Unutulmuş Sevgililer Günü Filmleri

Standard

İlk olarak günü birlikte geçirecek bir aşkı olanların Sevgililer Günü kutlu olsun! Diğer yandan bu “zaten baştan şirketler para yapsın, kapitalizm kazansın diye uydurulmuş” günü yanlız geçireceklerin de “Sevgililer Günü Lanet Olsun!” günü kutlu olsun!

Sevgililer Günü anısına Beyazperde.com “En iyi ve en kötü 5 aşk filmi” dosyası hazırladı. Henüz okumamış olanlar bu paragrafa tıklayarak okuyabilir.

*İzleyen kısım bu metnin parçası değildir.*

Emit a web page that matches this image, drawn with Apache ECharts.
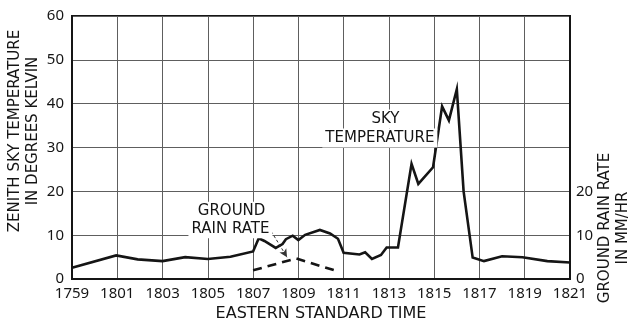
<!DOCTYPE html>
<html>
<head>
<meta charset="utf-8">
<script src="https://cdn.jsdelivr.net/npm/echarts@6/dist/echarts.min.js"></script>
<style>
  html, body { margin: 0; padding: 0; background: #fff; }
  #chart { width: 638px; height: 327px; }
</style>
</head>
<body>
<div id="chart"></div>
<script>
// Time axis: minutes after 17:59 EST, labelled with clock readings
const tickLabels = ['1759', '1801', '1803', '1805', '1807', '1809', '1811', '1813', '1815', '1817', '1819', '1821'];

// Zenith sky temperature (K) against minutes after 17:59
const skyMinutes = [0, 1.95, 2.9, 4, 5, 6, 7, 8, 8.25, 8.5, 9.0, 9.3, 9.45, 9.75, 10.0, 10.3, 10.95, 11.4, 11.75, 12.0,
  12.7, 12.95, 13.25, 13.65, 13.9, 14.4, 15.0, 15.3, 15.95, 16.35, 16.65, 17.0, 17.3, 17.7, 18.2, 19.0, 19.9, 21.0, 22];
const skyTemp = [2.6, 5.4, 4.5, 4.1, 5.0, 4.6, 5.1, 6.3, 9.3, 8.7, 7.1, 8.0, 9.1, 9.9, 8.9, 10.1, 11.2, 10.4, 9.2, 6.0,
  5.6, 6.1, 4.6, 5.5, 7.2, 7.2, 26.3, 21.7, 25.5, 39.4, 36.2, 43.3, 20.0, 4.9, 4.1, 5.2, 5.0, 4.1, 3.8];

// Ground rain rate (mm/hr)
const rainMinutes = [8, 9.9, 11.6];
const rainRate = [2.0, 4.7, 2.0];

// Right-hand axis values that carry labels
const rainTicks = [0, 10, 20];

const FONT = 'DejaVu Sans';
const INK = '#151515';

const chart = echarts.init(document.getElementById('chart'), null, { renderer: 'canvas' });

const zip = (xs, ys) => xs.map((x, i) => [x, ys[i]]);

chart.setOption({
  animation: false,
  backgroundColor: '#ffffff',
  grid: {
    left: 72, right: 68, top: 16, bottom: 42,
    show: true, borderColor: INK, borderWidth: 2, backgroundColor: 'transparent'
  },
  xAxis: {
    type: 'value', min: 0, max: 22, interval: 2,
    axisLine: { show: true, lineStyle: { color: INK, width: 2 } },
    axisTick: { show: false },
    splitLine: { show: true, lineStyle: { color: '#5e5e5e', width: 1 } },
    axisLabel: {
      margin: 7, color: INK, fontFamily: 'Noto Sans', fontSize: 15,
      formatter: v => tickLabels[Math.round(v / 2)]
    },
    name: 'EASTERN STANDARD TIME', nameLocation: 'middle', nameGap: 25,
    nameTextStyle: { color: INK, fontFamily: FONT, fontSize: 16, verticalAlign: 'top' }
  },
  yAxis: [{
    type: 'value', min: 0, max: 60, interval: 10,
    axisLine: { show: true, lineStyle: { color: INK, width: 2 } },
    axisTick: { show: false },
    splitLine: { show: true, lineStyle: { color: '#5e5e5e', width: 1 } },
    axisLabel: { margin: 8, color: INK, fontFamily: 'Noto Sans', fontSize: 15 }
  }, {
    type: 'value', min: 0, max: 60, interval: 10, position: 'right',
    axisLine: { show: true, lineStyle: { color: INK, width: 2 } },
    axisTick: { show: false },
    splitLine: { show: false },
    axisLabel: {
      margin: 6, color: INK, fontFamily: 'Noto Sans', fontSize: 15,
      formatter: v => (rainTicks.indexOf(v) >= 0 ? String(v) : '')
    }
  }],
  series: [{
    name: 'SKY TEMPERATURE', type: 'line', yAxisIndex: 0,
    data: zip(skyMinutes, skyTemp),
    showSymbol: false, symbol: 'none',
    lineStyle: { color: INK, width: 2.6, join: 'miter' }
  }, {
    name: 'GROUND RAIN RATE', type: 'line', yAxisIndex: 1,
    data: zip(rainMinutes, rainRate),
    showSymbol: false, symbol: 'none',
    lineStyle: { color: INK, width: 2.6, type: [9, 6] },
    markLine: {
      silent: true,
      symbolSize: [6, 8],
      lineStyle: { color: '#333', width: 1, type: [3, 2] },
      label: { show: false },
      data: [[
        { coord: [8.8, 10.9], symbol: 'none' },
        { coord: [9.5, 5.0], symbol: 'arrow' }
      ]]
    }
  }]
});

// Text placed in data units so it follows the axes (anchor sits at the text baseline side)
function place(x, y) { return chart.convertToPixel({ gridIndex: 0 }, [x, y]); }

const notes = [
  { text: 'GROUND', at: [7.05, 15.5] },
  { text: 'RAIN RATE', at: [7.0, 11.5] },
  { text: 'SKY', at: [13.85, 36.5] },
  { text: 'TEMPERATURE', at: [13.6, 32.2] }
];

chart.setOption({
  graphic: notes.map(n => {
    const p = place(n.at[0], n.at[1]);
    return {
      type: 'text', x: p[0], y: p[1], z: 100,
      style: {
        text: n.text, fill: INK, font: '15px "' + FONT + '"',
        align: 'center', verticalAlign: 'middle',
        backgroundColor: '#fff', padding: [2, 3]
      }
    };
  }).concat([{
    type: 'text', x: 24, y: 131, rotation: Math.PI / 2, z: 100,
    style: {
      text: 'ZENITH SKY TEMPERATURE\nIN DEGREES KELVIN', fill: INK,
      font: '15px "' + FONT + '"', lineHeight: 18,
      align: 'center', verticalAlign: 'middle'
    }
  }, {
    type: 'text', x: 614, y: 228, rotation: Math.PI / 2, z: 100,
    style: {
      text: 'GROUND RAIN RATE\nIN MM/HR', fill: INK,
      font: '15px "' + FONT + '"', lineHeight: 18,
      align: 'center', verticalAlign: 'middle'
    }
  }])
});
</script>
</body>
</html>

Hem bu yazıyı okuduktan, hem de internette benzeri başka listeleri okuduktan sonra bir kaç önemli aşk filmini unuttuğumun farkına vardım. Arayı kapatmak için de hatırlasaydım en iyi 5 listeme girebilecek filmlerden en azından burada bahsetmek istedim:

Marty: Efsanevi tiyatro ve senaryo yazarı Paddy Chayefski’nin (Şebeke) 1955 yılında en iyi film Oscar’ı kazanan klasiği, dönemin aşk filmi şablonunun aksine karizmatik, zengin ve güzel karakterlerin değil de yanlız, işçi sınıfı, görsel bakımdan çekici olmayan iki kişiliğin kendilerini kaale almayan sert bir dünyada bir araya gelmelerini anlatıyor. Kariyerinin performansı ile en iyi erkek oyuncu Oscar’ını kazanan Ernest Borgnine’ın başını çektiği muazzam kadrosuyla Marty, yürek ısıtan bir film.

Cherbourg Şemsiyeleri: Bütün repliklerin şarkı olarak söylendiği 1964 yapımı bir Frasız trajedisi mi? Biliyorum, ilk bakışta kulaklara hemen izlenecek bir aşk filmi gibi gelmiyor. Fakat Cherbourg Şemsiyeleri, bu filmdeki ilk başrolü ile dünya sinemasına kallavi bir adım atan güzeller güzeli Catherine Deneuve’ün başını çektiği yetenekli kadrosu ve renk dolu sinematografisi ile sinema tarhinin en etkileyici melodramlarından biri. Filmin yasak aşklar ve vahim tesadüflerle dolu hikayesi klasik yeşilçam severlerin hoşuna gidecektir.

There Will Be Blood: Bir adamın para ile olan aşkı ancak bu kadar tutku ile betimlenebilirdi.